Chapter 40 Lee

Lee

Late one night, Lee couldn’t breathe in Regan’s apartment.

She had to be outside. Still in her nightgown, she pulled on a coat and walked down the stairs, into the Athenian dark.

The city felt lush with possibility—something vital was happening.

She just had to figure out what it was. Had Regan stepped outside this same door, searching?

She had been missing for almost two weeks.

Show me the path, Lee asked her sister.

The moonlight turned everything silver—ancient walls, sleeping cats, closed tavernas.

Lee hadn’t slept in forty-eight hours but had no fatigue, only a fantastic energy that made her skin vibrate in a weirdly pleasing way.

Her mouth was dry, her pulse visible at her wrists.

This was what she’d been missing—this electric aliveness.

Lee walked fast, her coat flying open, hair streaming behind her. She was magnificent. She was exactly who she was meant to be—not dulled by medications. This was her true self: wild, intuitive, connected to frequencies others couldn’t hear.

The city transformed as she walked along Pireos Street. Modern Athens peeled away like old paint, revealing layers of history. She reached the ancient cemetery of Kerameikos and jumped its fence, her nightgown catching briefly on a metal spike.

The archaeological site was sacred. Broken marble columns studded the tall grass, and gravestones carved with scenes of farewell shone.

A statue of a mourning woman seemed to turn toward her.

Lee moved deeper into the ruins, past excavated foundations.

The herbal scent of fennel and wild thyme mixed with the dusty smell of ancient marble.

“Regan?” she called softly.

She climbed onto a broken column, standing among relics, feeling holy. Night air filled Lee’s lungs, and she spread her arms. The Acropolis glowed in the distance, its clean columns echoing the shattered ones around her.

Lee waited, every nerve lit. Any moment now, Regan would appear—step out from behind a pillar, rise from the marble foundations. They would embrace. Lee would say, I see the world you see.

But nothing moved.

Finally, Lee stumbled back to the ground, her foot tearing on a sharp edge of marble. But the pain in her foot was outside of her and she could be outside the pain.

Regan was not here.

Lee scrambled back over the fence. The city hadn’t changed.

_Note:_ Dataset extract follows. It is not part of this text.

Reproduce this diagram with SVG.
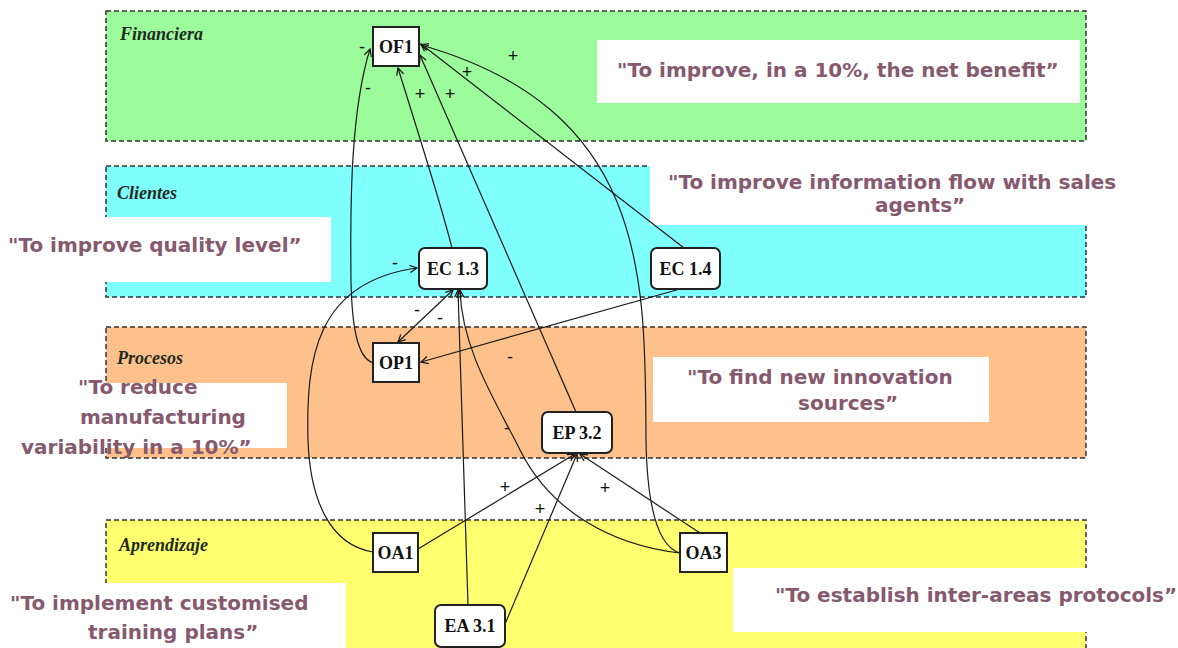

Buses hissed, voices floated from a late-night kiosk.

She continued to walk, eventually reaching a massive nightclub housed in a converted mansion.

Heavy bass drew her close. She approached the entrance in her torn nightgown and overcoat, foot bleeding. The bouncer looked her up and down.

He stepped aside. Of course he stepped aside.

She was Lee Perkins.

She belonged everywhere.

Lee pushed through the heavy doors into strobing lights, a crushing crowd, air thick with smoke and sweat and something chemical-sweet.

Bodies pressed against her. She moved deeper into the club, hearing a hundred hearts beating, knowing she would find her sister.

She would solve everything. She was invincible.

Lee could finally see the secret world.